Brexit dawn: the newspapers' take

Brexit dawn: the newspapers' take
By Atack Patrick

A look at how papers around the UK and Europe reacted to the triggering of Article 50 on Wednesday

Today the UK’s ambassador to the EU, Sir Tim Barrow, will deliver Prime Minister May’s letter to Donald Tusk, President of the European Commission. Article 50 will officially be triggered, and the UK will begin its journey out of the European Union.

The British newspapers reacted to this news in vastly different ways.

Some, like the Daily Mail, are joyful and lead their coverage with a single word: “Freedom”.

The Daily Express, which was among the publications asking reader to vote ‘Leave’ last June, leads with May’s “no-nonsense message to Brussels”.

The Sun, again a pro-Brexit paper, feature a clear message embossed on the famous white cliffs of Dover.

The Daily Mirror joins the Express in focusing on the letter, signed by May last night.

i, the short form print version of the now online only Independent run a full page satellite image of Europe, with a cut-out dotted line around the UK and Northern Ireland.

City AM, London’s free business-focused newspaper features a collage of its own front pages, charting the journey from David Cameron’s hope of a re-negotiated EU deal, to the stand-off between Scotland’s Nicola Sturgeon and May over post-Brexit Scotland.

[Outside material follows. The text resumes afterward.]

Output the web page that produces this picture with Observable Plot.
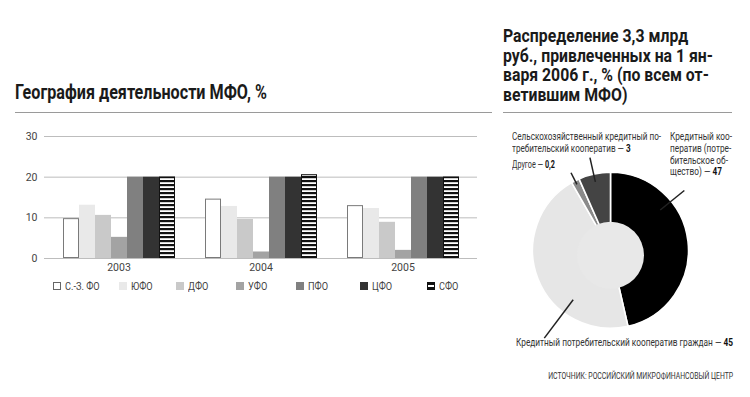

The Financial Times is one of the only papers to focus on the “compromise” which will surely be needed during the upcoming negotiations.

The Times leads with a full page image of Theresa May signing her letter to Tusk, underneath a portrait of the UK’s first Prime Minster Sir Robert Walpole. The inference is that her signature will change the course of Britain’s future.

The Daily Telegraph urges unity, and also features May and Walpole, alongside a declaration of May’s “determination” to come back from Brussels with a good deal “for every single person” in the UK.

Last but not least, The Guardian have created a jigsaw out of the map of western Europe, with only the UK (and two counties of Ireland, as commenters have already pointed out) missing, with the headline “Britain steps into the unknown” in its place.

Around Europe

The German daily, the Frankfurter Allgemeine simply notes “Divorce hurts”, with a picture of sunrise over Westminster and Winston Churchill’s statue.

Also in Germany, Die Welt tell Brits: “the door is still open”, in German-accented English.

In France, Liberation show the famous image of a furry-helmeted Buckingham Palace guard, with the headline “We miss you already! Or do we…”

In Spain, El Pais uses the same picture of May as features heavily in the UK press, above an article declaring that the Brexit process “will mark the future of Europe”.